Spin-resolved surface electronic structure of $\mathrm{Au}/{\mathrm{Bi}}_2{\mathrm{Te}}_3$ at the $\mathrm{Au}\text{−}{\mathrm{Bi}}_2{\mathrm{Te}}_3$ equilibrium distance. (a) “Rashba” component of the spin polarization (within the surface plane and perpendicular to $\vec{k})$. (b) Out-of-plane component of the spin polarization.

Figure 6

Fermi surface of $\mathrm{Au}/{\mathrm{Bi}}_2{\mathrm{Te}}_3$ at the equilibrium Au-Te distance $\left(1.2\text{Å}\right)$. (a) Spin texture of the bands crossing the Fermi surface: the vector size and orientation represent the in-plane component, while the color represents the out-of-plane projection. (b) The two Fermi sheets are distinguished by color (blue and red); regions occupied by both sheets are given in purple.

Figure 7

Surface electronic structure of $\mathrm{Au}/{\mathrm{Bi}}_2{\mathrm{Te}}_3$(111) for selected $\mathrm{Au}\text{−}{\mathrm{Bi}}_2{\mathrm{Te}}_3$ distances (indicated in each panel). $D_{\Gamma }$ and $D_{\mathrm{M}}$ mark Dirac points of the topologically protected surface states.

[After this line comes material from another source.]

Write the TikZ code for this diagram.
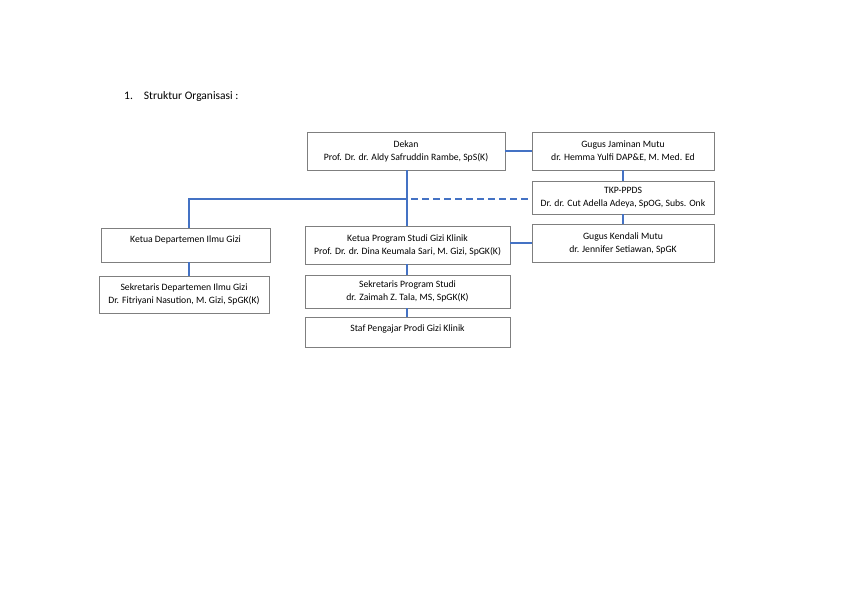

The yellow-red color scale of each band indicates the localization of the associated wave function in the surface region (yellow: weakly localized; red: strongly localized).

Figure 8

Spin-resolved surface electronic structure of a ${\mathrm{Bi}}_2{\mathrm{Te}}_3$ $2\times 2$ supercell covered by a Au monolayer on top. The Au supercell is $3\times 3$; cf. the sketch on the right. The color scheme indicates the component of the spin polarization perpendicular to ${\vec{k}}_{\parallel }$ (i. e., the Rashba component of the spin polarization).

Figure 9

Surface-projected band structures of ${\mathrm{Bi}}_2{\mathrm{Te}}_3$ with two to six Au layers (a)–(e) or one layer of Cu (f). The color scheme indicates the component of the spin polarization perpendicular to ${\vec{k}}_{\parallel }$ (i. e., the Rashba component of the spin polarization).

Figure 10

Surface electronic structure of $\mathrm{Au}/{\mathrm{Bi}}_2{\mathrm{Te}}_3$(111) with spin-orbit coupling turned off. Color coding as in Fig. 7.